Además, conocemos que aquellos países que incurren en deudas soberanas que superan el 100% del PIB acaban pagándolo con menor crecimiento que cuando los países acumulan endeudamientos totales (deuda privada y pública) entre el 250% y el 300% el riesgo de recesión es substancial, y que cuando los países inyectan excesivo crédito en poco años acaba provocando burbujas de activos que devienen en crisis financieras y económicas confluyentes, germen de una gran recesión.

Perverso incentivo de la deuda

De aquí se deduce que los incentivos al endeudamiento deberían ser limitados; el Estado no debe propiciar una alocada carrera hacia la deuda, ya que aunque en el corto plazo se genera un falso efecto de bonanza, a la larga las consecuencias son devastadoras. Sin embargo, desde hace muchos años el Estado incentiva a empresas a endeudarse a través de un infernal mecanismo: la deducibilidad de los intereses de la deuda. Así, si una empresa financia una fábrica con fondos propios (actuación más prudente) su coste asociado (dividendos y beneficios retenidos) no generan ningún blindaje fiscal (minoración de los impuestos) en tanto que si se financia con deuda sí se consigue (los intereses de la deuda reducen los impuestos a pagar). 
Esto provoca que el mundo empresarial acabe abusando de la deuda como instrumento de financiación, como se ha visto repetidamente en muchos países. El resultado no puede ser más desolador… ante contracciones del ciclo económico quiebran más empresas de las que deberían, se generan más crisis bancarias, y el Estado acaba indirectamente asumiendo la parte relevante de la deuda privada que acaba siendo insolvente. El resultado es más desempleo y una enorme factura que habrán de pagar las siguientes generaciones.
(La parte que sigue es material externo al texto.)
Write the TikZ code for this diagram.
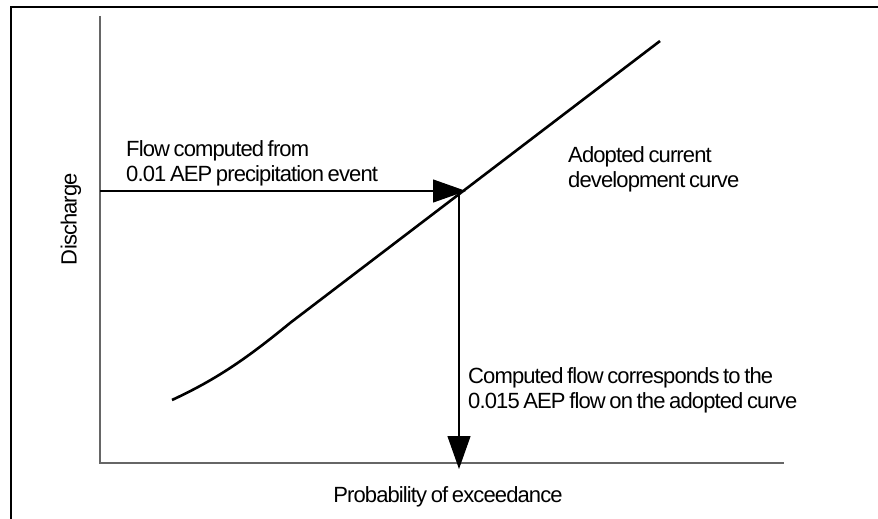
\documentclass[tikz,border=0pt]{standalone}
\usepackage{fontspec}
\setmainfont{Liberation Sans}[LetterSpace=-4,WordSpace=0.7]
\usetikzlibrary{arrows.meta}

\begin{document}
\begin{tikzpicture}[x=1pt,y=-1pt,
  lbl/.style={font=\fontsize{22}{25}\selectfont,inner sep=0pt,align=left},
  axis/.style={draw=black!60,line width=1.3pt},
  flow/.style={line width=1.2pt,-{Triangle[length=33pt,width=23pt]}}]
  \useasboundingbox (0,0) rectangle (878,519);
  % frame (only top and left edges show)
  \draw[line width=2.5pt] (11,519) -- (11,7) -- (878,7);

  % axes
  \coordinate (O) at (100,463);
  \coordinate (YT) at (100,16);
  \coordinate (XE) at (784,463);
  \draw[axis] (YT) -- (O) -- (XE);
  \node[lbl,rotate=90] (YL) at (71,219) {Discharge};
  \node[lbl] (XL) at (448,497) {Probability of exceedance};

  % adopted curve
  \draw[line width=2.6pt] (172,400) .. controls (215,380) and (245,360) .. (290,323) -- (660,41);
  \coordinate (Q) at (459,191);
  \coordinate (QY) at (100,191);
  \coordinate (QH) at (466,191);
  \coordinate (QX) at (459,469);

  % flows
  \draw[flow] (QY) -- (QH);
  \draw[flow] (Q) -- (QX);

  \node[lbl,anchor=base west] (F1) at (126,181) {Flow computed from\\0.01 AEP precipitation event};
  \node[lbl,anchor=base west] (C1) at (568,187) {Adopted current\\development curve};
  \node[lbl,anchor=base west] (F2) at (468,408) {Computed flow corresponds to the\\0.015 AEP flow on the adopted curve};
\end{tikzpicture}
\end{document}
Una primera solución para prevenir esto a futuro radica en acabar con la asimetría de la deuda frente a los fondos propios, esto es, acabar con la deducibilidad fiscal de los intereses, de forma que las empresas decidan más racionalmente una prudente mezcla entre fondos propios y fondos ajenos. Esto evitaría el perverso incentivo hacia la deuda que al final todos acabamos pagando. Esta idea viene siendo ampliamente debatida desde hace unos años, se aplica ya en algún país que ha sufrido los efectos de las crisis de deuda, se ha introducido muy parcialmente en España, y figura en el programa de algún cívico partido político.
Ya escribí hace tiempo cómo el padre de la Historia, Heródoto, nos dejó en el siglo V antes de Cristo un formidable legado sobre cómo la nobleza persa educaba a sus hijos. Dos máximas, primera, nunca mentir. Segunda, nunca incurrir en deudas, porque el que incurre en deudas, acaba mintiendo.
Si muchos de nosotros hubiéramos leído a tiempo a Heródoto hubiéramos evitado muchas tragedias griegas, pero hoy al menos tenemos herramientas para prevenir excesos de deuda y sus mentiras asociadas: acabar con la deducibilidad fiscal de los intereses de la deuda.